Along with all of the above, the third weekend in November also marks the final of Robert Horton's monthly Magic Lantern screening and discussion series at The Frye Art Museum. After a decade-long tenure at the museum the Film Comment contributor will be closing out his time as host and moderator of the series with their annual Critics Wrap in December. This weekend's program is the final of the regular screenings, and a exceptional theme has been selected; Time as a Character in Contemporary Film.
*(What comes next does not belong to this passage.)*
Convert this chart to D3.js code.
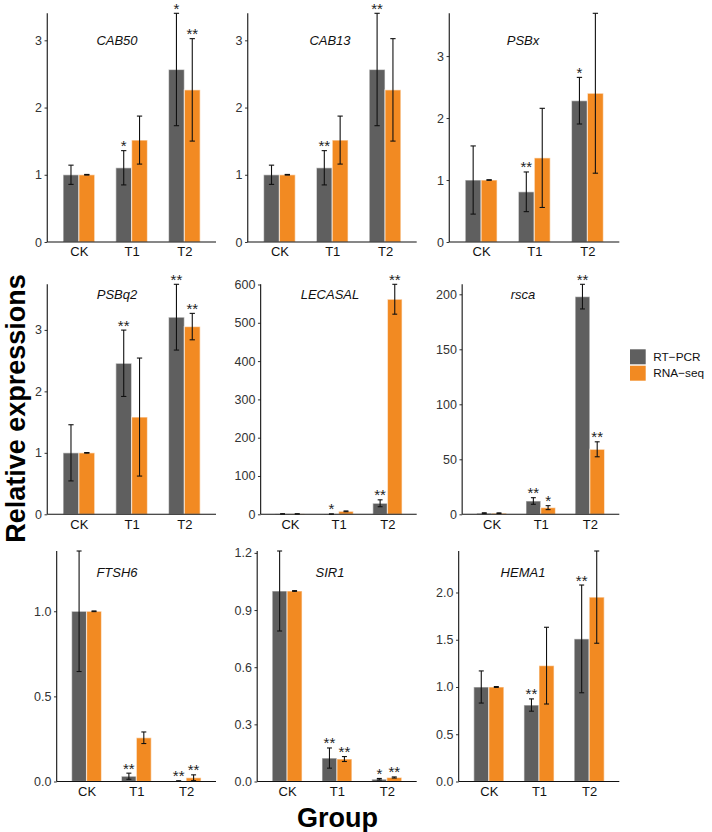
<!DOCTYPE html>
<html>
<head>
<meta charset="utf-8">
<script src="https://cdn.jsdelivr.net/npm/d3@7"></script>
<style>
  html, body { margin: 0; padding: 0; background: #ffffff; }
  svg { display: block; font-family: "Liberation Sans", Arial, Helvetica, sans-serif; }
</style>
</head>
<body>
<svg id="chart" width="712" height="832"></svg>
<script>
// ---------------- data ----------------
const groups = ["CK", "T1", "T2"];
const seriesNames = ["RT\u2212PCR", "RNA\u2212seq"];
const genes = ["CAB50", "CAB13", "PSBx", "PSBq2", "LECASAL", "rsca", "FTSH6", "SIR1", "HEMA1"];

// RT-PCR means (CK, T1, T2)
const rtMean = [
  [1.00, 1.104, 2.566],
  [1.00, 1.104, 2.566],
  [1.00, 0.81, 2.28],
  [1.00, 2.457, 3.207],
  [1.0, 0.6, 28.8],
  [1.0, 12.1, 197.9],
  [1.00, 0.031, 0.003],
  [1.00, 0.123, 0.012],
  [1.00, 0.809, 1.509]
];
// RT-PCR error (half-width)
const rtErr = [
  [0.143, 0.255, 0.836],
  [0.143, 0.255, 0.836],
  [0.55, 0.32, 0.376],
  [0.457, 0.54, 0.535],
  [0.3, 0.3, 9.0],
  [0.4, 3.0, 11.2],
  [0.354, 0.018, 0.001],
  [0.21, 0.053, 0.004],
  [0.17, 0.065, 0.57]
];
// RNA-seq means
const seqMean = [
  [1.00, 1.516, 2.263],
  [1.00, 1.516, 2.263],
  [1.00, 1.357, 2.40],
  [1.00, 1.582, 3.054],
  [1.0, 7.8, 561.5],
  [1.0, 6.06, 59.1],
  [1.00, 0.257, 0.022],
  [1.00, 0.118, 0.021],
  [1.00, 1.226, 1.951]
];
// RNA-seq error
const seqErr = [
  [0.005, 0.357, 0.762],
  [0.005, 0.357, 0.762],
  [0.005, 0.80, 1.29],
  [0.005, 0.96, 0.215],
  [0.3, 1.0, 39.0],
  [0.3, 1.8, 6.8],
  [0.002, 0.034, 0.017],
  [0.002, 0.013, 0.003],
  [0.005, 0.406, 0.488]
];
// significance marks
const rtSig = [
  ["", "*", "*"], ["", "**", "**"], ["", "**", "*"],
  ["", "**", "**"], ["", "*", "**"], ["", "**", "**"],
  ["", "**", "**"], ["", "**", "*"], ["", "**", "**"]
];
const seqSig = [
  ["", "", "**"], ["", "", ""], ["", "", ""],
  ["", "", "**"], ["", "", "**"], ["", "*", "**"],
  ["", "", "**"], ["", "**", "**"], ["", "", ""]
];
// y tick values and labels
const yTickValues = [
  [0, 1, 2, 3], [0, 1, 2, 3], [0, 1, 2, 3],
  [0, 1, 2, 3], [0, 100, 200, 300, 400, 500, 600], [0, 50, 100, 150, 200],
  [0, 0.5, 1.0], [0, 0.3, 0.6, 0.9, 1.2], [0, 0.5, 1.0, 1.5, 2.0]
];
const yTickLabels = [
  ["0", "1", "2", "3"], ["0", "1", "2", "3"], ["0", "1", "2", "3"],
  ["0", "1", "2", "3"], ["0", "100", "200", "300", "400", "500", "600"], ["0", "50", "100", "150", "200"],
  ["0.0", "0.5", "1.0"], ["0.0", "0.3", "0.6", "0.9", "1.2"], ["0.0", "0.5", "1.0", "1.5", "2.0"]
];

// ---------------- layout ----------------
const colors = ["#5f5f5f", "#F28A22"];
const colLabelLeft = [34.5, 235, 436.5];
const colRight = [216, 416.7, 619.3];
const rowTop = [13.3, 284.3, 551];
const rowBottom = [242, 514.3, 781.5];
const titleX = [117, 330, 523];
const titleBase = [44.5, 299, 576.5];

const svg = d3.select("#chart");

// measure helper
const measure = svg.append("text").attr("font-size", 12.5).attr("x", -100).attr("y", -100);
function textW(s) { measure.text(s); return measure.node().getComputedTextLength(); }

genes.forEach((gene, gi) => {
  const c = gi % 3, r = Math.floor(gi / 3);
  const maxLab = d3.max(yTickLabels[gi], textW);
  const left = colLabelLeft[c] + maxLab + (maxLab > 10 ? 4.8 : 5.8);
  const right = colRight[c];
  const top = rowTop[r], bottom = rowBottom[r];

  const uppers = [];
  groups.forEach((g, k) => {
    uppers.push(rtMean[gi][k] + rtErr[gi][k]);
    uppers.push(seqMean[gi][k] + seqErr[gi][k]);
  });
  const y = d3.scaleLinear().domain([0, d3.max(uppers)]).range([bottom, top]);
  const x = d3.scalePoint().domain(groups).range([left, right]).padding(0.6);
  const step = x.step();
  const xs = d3.scaleBand().domain([0, 1]).range([-0.3 * step, 0.3 * step]).padding(0);
  const bw = xs.bandwidth();

  const g = svg.append("g");

  // bars
  const rows = [];
  groups.forEach((grp, k) => {
    rows.push({grp, s: 0, v: rtMean[gi][k], e: rtErr[gi][k], sig: rtSig[gi][k]});
    rows.push({grp, s: 1, v: seqMean[gi][k], e: seqErr[gi][k], sig: seqSig[gi][k]});
  });

  g.selectAll("rect.bar").data(rows).join("rect")
    .attr("class", "bar")
    .attr("x", d => x(d.grp) + xs(d.s))
    .attr("y", d => y(d.v))
    .attr("width", bw)
    .attr("height", d => y(0) - y(d.v))
    .attr("fill", d => colors[d.s])
    .attr("stroke", "rgba(255,255,255,0.55)")
    .attr("stroke-width", 1.2);

  // error bars
  const cap = 0.05 * step;
  const eb = g.selectAll("g.eb").data(rows).join("g").attr("class", "eb")
    .attr("stroke", "#111").attr("stroke-width", 1.1).attr("fill", "none");
  eb.append("line")
    .attr("x1", d => x(d.grp) + xs(d.s) + bw / 2).attr("x2", d => x(d.grp) + xs(d.s) + bw / 2)
    .attr("y1", d => y(Math.max(0, d.v - d.e))).attr("y2", d => y(d.v + d.e));
  eb.append("line")
    .attr("x1", d => x(d.grp) + xs(d.s) + bw / 2 - cap).attr("x2", d => x(d.grp) + xs(d.s) + bw / 2 + cap)
    .attr("y1", d => y(d.v + d.e)).attr("y2", d => y(d.v + d.e));
  eb.append("line")
    .attr("x1", d => x(d.grp) + xs(d.s) + bw / 2 - cap).attr("x2", d => x(d.grp) + xs(d.s) + bw / 2 + cap)
    .attr("y1", d => y(Math.max(0, d.v - d.e))).attr("y2", d => y(Math.max(0, d.v - d.e)));

  // significance stars
  g.selectAll("text.sig").data(rows.filter(d => d.sig)).join("text")
    .attr("class", "sig")
    .attr("x", d => x(d.grp) + xs(d.s) + bw / 2)
    .attr("y", d => y(d.v + d.e) + 0.5)
    .attr("text-anchor", "middle")
    .attr("font-size", 15)
    .attr("fill", "#222")
    .text(d => d.sig);

  // y axis
  const yAxis = d3.axisLeft(y).tickValues(yTickValues[gi])
    .tickFormat((v, i) => yTickLabels[gi][i]).tickSize(2.7).tickPadding(2.5);
  const ya = g.append("g").attr("transform", `translate(${left},0)`).call(yAxis);
  ya.select(".domain").remove();
  ya.selectAll(".tick line").attr("stroke", "#333").attr("stroke-width", 1);
  ya.selectAll(".tick text").attr("font-size", 12.5).attr("fill", "#333")
    .attr("font-family", "Liberation Sans, Arial, sans-serif");
  g.append("line").attr("x1", left).attr("x2", left).attr("y1", top).attr("y2", bottom)
    .attr("stroke", "#111").attr("stroke-width", 1.1);

  // x axis
  const xAxis = d3.axisBottom(x).tickSize(0).tickPadding(5);
  const xa = g.append("g").attr("transform", `translate(0,${bottom})`).call(xAxis);
  xa.select(".domain").remove();
  xa.selectAll(".tick text").attr("font-size", 13).attr("fill", "#111")
    .attr("font-family", "Liberation Sans, Arial, sans-serif").attr("dy", "0.71em");
  g.append("line").attr("x1", left).attr("x2", right).attr("y1", bottom).attr("y2", bottom)
    .attr("stroke", "#111").attr("stroke-width", 1.1);

  // gene title
  g.append("text").attr("x", titleX[c]).attr("y", titleBase[r])
    .attr("text-anchor", "middle").attr("font-size", 13).attr("font-style", "italic")
    .attr("fill", "#111").text(gene);
});
measure.remove();

// axis titles
svg.append("text").attr("transform", "translate(24.5,408.5) rotate(-90)")
  .attr("text-anchor", "middle").attr("font-size", 27).attr("font-weight", "bold")
  .attr("fill", "#000").text("Relative expressions");
svg.append("text").attr("x", 337.5).attr("y", 827)
  .attr("text-anchor", "middle").attr("font-size", 27).attr("font-weight", "bold")
  .attr("fill", "#000").text("Group");

// legend
const legend = svg.append("g").attr("transform", "translate(630,349.3)");
seriesNames.forEach((name, i) => {
  legend.append("rect").attr("x", 0).attr("y", i * 16.4).attr("width", 15.7).attr("height", 15)
    .attr("fill", colors[i]);
  legend.append("text").attr("x", 23.3).attr("y", i * 16.4 + 11.7)
    .attr("font-size", 11.8).attr("fill", "#111").text(name);
});
</script>
</body>
</html>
Through excerpts from the work of directors working either in duration-based cinema (Bela Tarr, Andrei Tarkovsky, Tsai Ming-liang), or narrative which utilizes time as a structural element (Aleksander Sokurov, Jia Zhang-ke, Richard Linklater), Horton will present and discuss these representations of time-focused cinema and the significance of their technical and psychological objectives in the age of the post-MTV quick cut.